● What needs to be done:
Each line of the material must be repeated precisely, with the pictures left out.

---

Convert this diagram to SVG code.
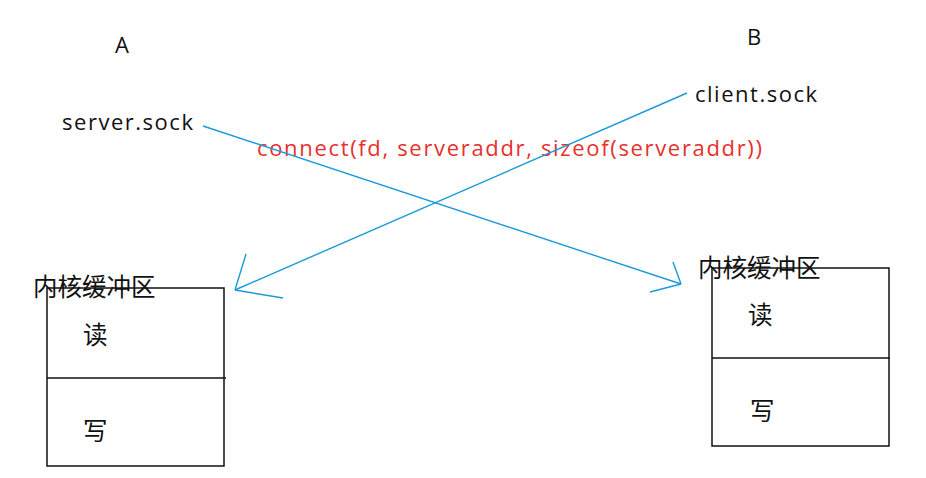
<svg xmlns="http://www.w3.org/2000/svg" width="926" height="478" viewBox="0 0 926 478">
<style>
.lbl{font-family:"Open Sans","Noto Sans","Liberation Sans",sans-serif;font-size:22px;fill:#111}
.cjk{font-family:"Noto Sans CJK SC",sans-serif;font-size:24.5px;fill:#111}
.red{font-family:"Open Sans","Noto Sans","Liberation Sans",sans-serif;font-size:22px;fill:#e8302c}
.box{fill:none;stroke:#111;stroke-width:1.5}
.conn{fill:none;stroke:#1b9ad9;stroke-width:1.4}
</style>
<rect width="926" height="478" fill="#fff"/>
<g id="labelA"><text class="lbl" x="115" y="53">A</text></g>
<g id="labelB"><text class="lbl" x="747" y="45">B</text></g>
<g id="server"><text class="lbl" x="62" y="130" textLength="131">server.sock</text></g>
<g id="client"><text class="lbl" x="695" y="102" textLength="122">client.sock</text></g>
<g id="connectLabel"><text class="red" x="257" y="156" textLength="505">connect(fd, serveraddr, sizeof(serveraddr))</text></g>
<g id="bufferA">
<rect class="box" x="47" y="288" width="177" height="178"/>
<line class="box" x1="47" y1="378" x2="226" y2="378"/>
<text class="cjk" x="33" y="296">内核缓冲区</text>
<text class="cjk" x="83" y="344">读</text>
<text class="cjk" x="83" y="440">写</text>
</g>
<g id="bufferB">
<rect class="box" x="712" y="268" width="177" height="178"/>
<line class="box" x1="712" y1="358" x2="890" y2="358"/>
<text class="cjk" x="698" y="277">内核缓冲区</text>
<text class="cjk" x="748" y="324">读</text>
<text class="cjk" x="750" y="420">写</text>
</g>
<g id="connectors">
<line class="conn" x1="203" y1="126" x2="681" y2="284"/>
<line class="conn" x1="681" y1="284" x2="673" y2="262"/>
<line class="conn" x1="681" y1="284" x2="650" y2="292"/>
<line class="conn" x1="687" y1="93" x2="235" y2="290"/>
<line class="conn" x1="235" y1="290" x2="246" y2="254"/>
<line class="conn" x1="235" y1="290" x2="283" y2="298"/>
</g>
</svg>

---

● Response to this task:
Convert this diagram to SVG code.
<svg xmlns="http://www.w3.org/2000/svg" width="926" height="478" viewBox="0 0 926 478">
<style>
.lbl{font-family:"Open Sans","Noto Sans","Liberation Sans",sans-serif;font-size:22px;fill:#111}
.cjk{font-family:"Noto Sans CJK SC",sans-serif;font-size:24.5px;fill:#111}
.red{font-family:"Open Sans","Noto Sans","Liberation Sans",sans-serif;font-size:22px;fill:#e8302c}
.box{fill:none;stroke:#111;stroke-width:1.5}
.conn{fill:none;stroke:#1b9ad9;stroke-width:1.4}
</style>
<rect width="926" height="478" fill="#fff"/>
<g id="labelA"><text class="lbl" x="115" y="53">A</text></g>
<g id="labelB"><text class="lbl" x="747" y="45">B</text></g>
<g id="server"><text class="lbl" x="62" y="130" textLength="131">server.sock</text></g>
<g id="client"><text class="lbl" x="695" y="102" textLength="122">client.sock</text></g>
<g id="connectLabel"><text class="red" x="257" y="156" textLength="505">connect(fd, serveraddr, sizeof(serveraddr))</text></g>
<g id="bufferA">
<rect class="box" x="47" y="288" width="177" height="178"/>
<line class="box" x1="47" y1="378" x2="226" y2="378"/>
<text class="cjk" x="33" y="296">内核缓冲区</text>
<text class="cjk" x="83" y="344">读</text>
<text class="cjk" x="83" y="440">写</text>
</g>
<g id="bufferB">
<rect class="box" x="712" y="268" width="177" height="178"/>
<line class="box" x1="712" y1="358" x2="890" y2="358"/>
<text class="cjk" x="698" y="277">内核缓冲区</text>
<text class="cjk" x="748" y="324">读</text>
<text class="cjk" x="750" y="420">写</text>
</g>
<g id="connectors">
<line class="conn" x1="203" y1="126" x2="681" y2="284"/>
<line class="conn" x1="681" y1="284" x2="673" y2="262"/>
<line class="conn" x1="681" y1="284" x2="650" y2="292"/>
<line class="conn" x1="687" y1="93" x2="235" y2="290"/>
<line class="conn" x1="235" y1="290" x2="246" y2="254"/>
<line class="conn" x1="235" y1="290" x2="283" y2="298"/>
</g>
</svg>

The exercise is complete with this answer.